Partei im betr­e­f­fend­en Ver­fahren war nicht der Beschw­erdegeg­n­er, son­dern ein Unternehmen, dessen Geschäfts­führer er war. Den­noch ruhte die Ver­jährung, entsch­ied das Bun­des­gericht, hin­sichtlich der dem Beschw­erdegeg­n­er zur Last gelegten Straftat­en gemäss Art. 11 Abs. 3 VStrR.

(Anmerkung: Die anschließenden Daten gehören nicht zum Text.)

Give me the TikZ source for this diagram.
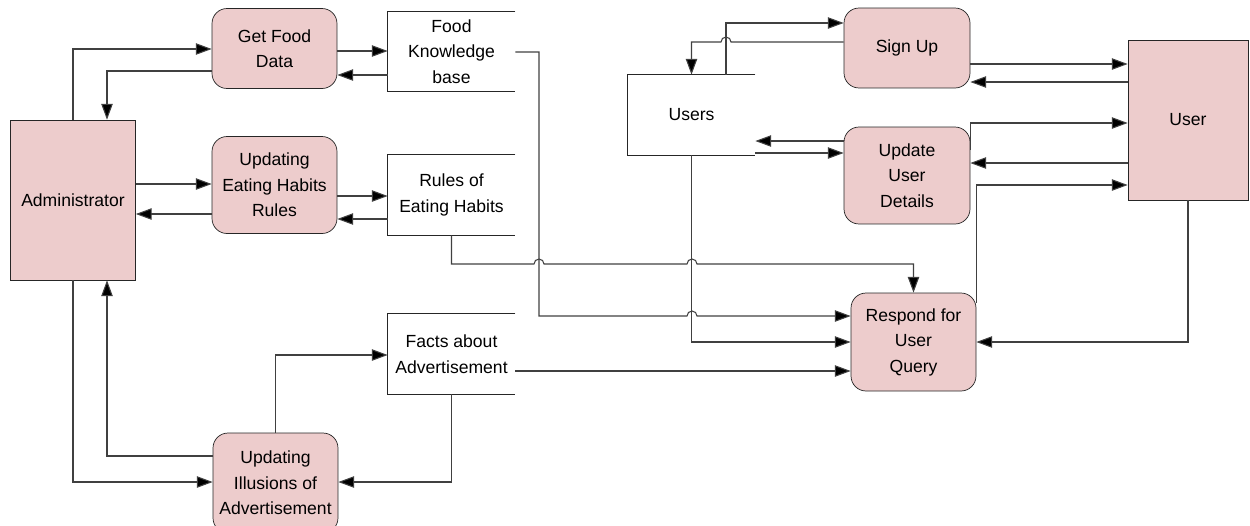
\documentclass[tikz,border=0pt]{standalone}
\usepackage{fontspec}
\setmainfont{Liberation Sans}
\usetikzlibrary{arrows.meta}
\definecolor{procpink}{RGB}{237,204,204}
\tikzset{
    proc/.style={draw=black!85, fill=procpink, rounded corners=0.3cm, minimum width=2.5cm,
        minimum height=1.6cm, align=center, inner sep=1pt, font=\fontsize{10}{14.5}\selectfont},
    ext/.style={draw=black!85, fill=procpink, minimum width=2.5cm, minimum height=3.2cm,
        align=center, inner sep=1pt, font=\fontsize{10}{14.5}\selectfont},
    store/.style={minimum width=2.54cm, minimum height=1.6cm, inner sep=0pt, align=center,
        font=\fontsize{10}{14.5}\selectfont},
    storeline/.style={draw=black!85, line width=0.6pt},
    flow/.style={draw=black!75, line width=0.6pt, -{Triangle[length=9pt,width=6.5pt,fill=black]}}
}
\begin{document}
\begin{tikzpicture}[x=0.02cm, y=-0.02cm]
    \useasboundingbox (0,0) rectangle (1250,525);

    \node[ext] (admin) at (73,200) {Administrator};
    \node[proc] (getfood) at (274.5,48.5) {Get Food\\Data};
    \node[proc, minimum height=1.94cm] (habits) at (274.5,185) {Updating\\Eating Habits\\Rules};
    \node[proc, minimum height=2cm] (illusions) at (275.5,483) {Updating\\Illusions of\\Advertisement};

    \node[store] (foodkb) at (451.5,51.5) {Food\\Knowledge\\base};
    \node[store] (rules) at (451.5,195) {Rules of\\Eating Habits};
    \node[store] (facts) at (451.5,354) {Facts about\\Advertisement};
    \node[store] (users) at (691.5,115) {Users};
    \foreach \s in {foodkb,rules,facts,users}
        \draw[storeline] (\s.north east) -- (\s.north west) -- (\s.south west) -- (\s.south east);

    \node[proc, minimum width=2.52cm] (signup) at (907,48) {Sign Up};
    \node[proc, minimum width=2.52cm, minimum height=1.94cm] (update) at (907,175.5) {Update\\User\\Details};
    \node[proc, minimum height=1.96cm] (respond) at (913.5,342) {Respond for\\User\\Query};
    \node[ext, minimum width=2.4cm] (user) at (1188,120) {User};

    % administrator side
    \draw[flow] (admin.north) |- (getfood.west |- 0,49);
    \draw[flow] (getfood.west |- 0,71) -| (admin.north -| 107,0);
    \draw[flow] (getfood.east |- 0,51) -- (foodkb.west |- 0,51);
    \draw[flow] (foodkb.west |- 0,75) -- (getfood.east |- 0,75);
    \draw[flow] (admin.east |- 0,184) -- (habits.west |- 0,184);
    \draw[flow] (habits.west |- 0,214) -- (admin.east |- 0,214);
    \draw[flow] (habits.east |- 0,196) -- (rules.west |- 0,196);
    \draw[flow] (rules.west |- 0,219) -- (habits.east |- 0,219);
    \draw[flow] (illusions.west |- 0,456) -| (admin.south -| 107,0);
    \draw[flow] (admin.south) |- (illusions.west |- 0,482);
    \draw[flow] (illusions.north) |- (facts.west |- 0,355);
    \draw[flow] (facts.south) |- (illusions.east |- 0,482);

    % into respond for user query
    \draw[flow] (rules.south) |- (534,264) arc[start angle=180, end angle=360, radius=5]
        -- (687,264) arc[start angle=180, end angle=360, radius=5] -| (respond.north);
    \draw[flow] (foodkb.east |- 0,52) -| (539,316) -- (687,316)
        arc[start angle=180, end angle=360, radius=5] -- (respond.west |- 0,316);
    \draw[flow] (users.south) |- (respond.west |- 0,342);
    \draw[flow] (facts.east |- 0,371) -- (respond.west |- 0,371);

    % user side
    \draw[flow] (users.north -| 726,0) |- (signup.west |- 0,23);
    \draw[flow] (signup.west |- 0,42) -- (731,42) arc[start angle=0, end angle=-180, radius=5]
        -| (users.north);
    \draw[flow] (signup.east |- 0,64) -- (user.west |- 0,64);
    \draw[flow] (user.west |- 0,82) -- (signup.east |- 0,82);
    \draw[flow] (update.west |- 0,141) -- (users.east |- 0,141);
    \draw[flow] (users.east |- 0,153) -- (update.west |- 0,153);
    \draw[flow] (update.east |- 0,150) |- (user.west |- 0,123);
    \draw[flow] (user.west |- 0,163) -- (update.east |- 0,163);
    \draw[flow] (respond.east |- 0,303) |- (user.west |- 0,185);
    \draw[flow] (user.south) |- (respond.east |- 0,342);
\end{tikzpicture}
\end{document}
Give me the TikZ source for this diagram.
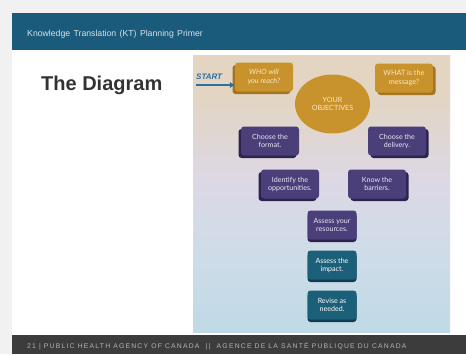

3.4 […] Nach der Recht­sprechung ruht die strafrechtliche Ver­fol­gungsver­jährung gegenüber allen Beteiligten, auch wenn nur ein­er von mehreren Beteiligten die Ver­fü­gung betr­e­f­fend die Leis­tungspflicht anficht (BGE 134 IV 328 E. 3 S. 332). Entsprechen­des gilt a for­tiori, wenn, wie im vor­liegen­den Fall, die eingeklagten Wider­hand­lun­gen vom Beschuldigten beim Besor­gen der Angele­gen­heit­en ein­er juris­tis­chen Per­son verübt wur­den (Art. 6 VStrR), welche die Ver­fü­gung betr­e­f­fend die Leis­tungspflicht als allein dazu Legit­imierte anficht.